Friday 16 September 2016

Cultural Appropriation

 
Another week of churn on the internet over cultural appropriation, which just beggars belief.  It makes me want to say to all parties on both sides of the debate, tone it down, because what's happening is not discussion but flame-wars across the social media.  Wars where no one takes prisoners and you eat your wounded.

I get we should not use other peoples culture to mock, shame, or abuse people.

However, I can't help think that the worst case of cultural appropriation is the use of political correctness, the roots of which lie in Soviet era censorship, and during the 1970s was a term that was used ironically against orthodox thinking.  Now we live in a world Orwell's Big Brother would be proud of, where we don't learn from history, because we've forgotten history.

I'm all for politeness and civility, and to those that think there comes a time when one has to get angry or get their inner Hulk on, I say far better the injustices of living in a land under the rule of law than one without.  Why, because a smack in the mouth often offends.

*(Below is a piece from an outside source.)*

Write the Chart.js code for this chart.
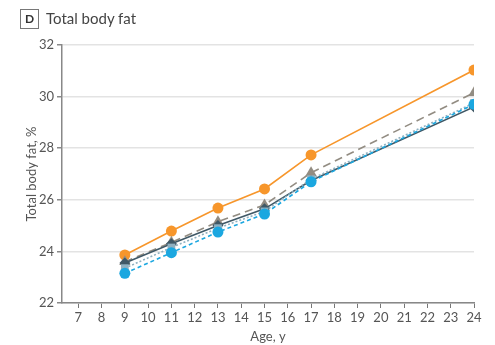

Besides, what is culture, how do you measure how much you own, and who actually controls it?

I would argue cultural appropriation is neither good nor bad, but rather what happens when we live in an inter-connected multicultural world.  In short, don't treat people as things and enjoy eating curry's, tacos and wearing sombreros, which is just the Mexican word for hat that again can be traced back through history: the Spanish introduced them to Mexico and the wide-brimmed hat can be traced back to Mongolian horsemen.

And given this is a writing blog about fiction, remember that there are no new ideas isn't just about story tropes.  It also describes societies throughout recorded history, which is the equivalent of the metaphor that writers stand on shoulders of the giants who came before them.  We are not single points in the space-time continuum, but the product of something that can be traced back to beginning of the universe.  We are all, as Carl Sagan said, made of starstuff.

TL;DR: cultural appropriation is, to paraphrase the social anthropologist Piers Vitebsky, part of the human condition.

1 comment:

  1. No, no, you eat the enemy's wounded, so that you gain their mana. I don't know, what do they teach them in these schools?

    (The very traditional four-cornered hat favoured by some Sami groups is almost certainly inspired by Russian sailors.)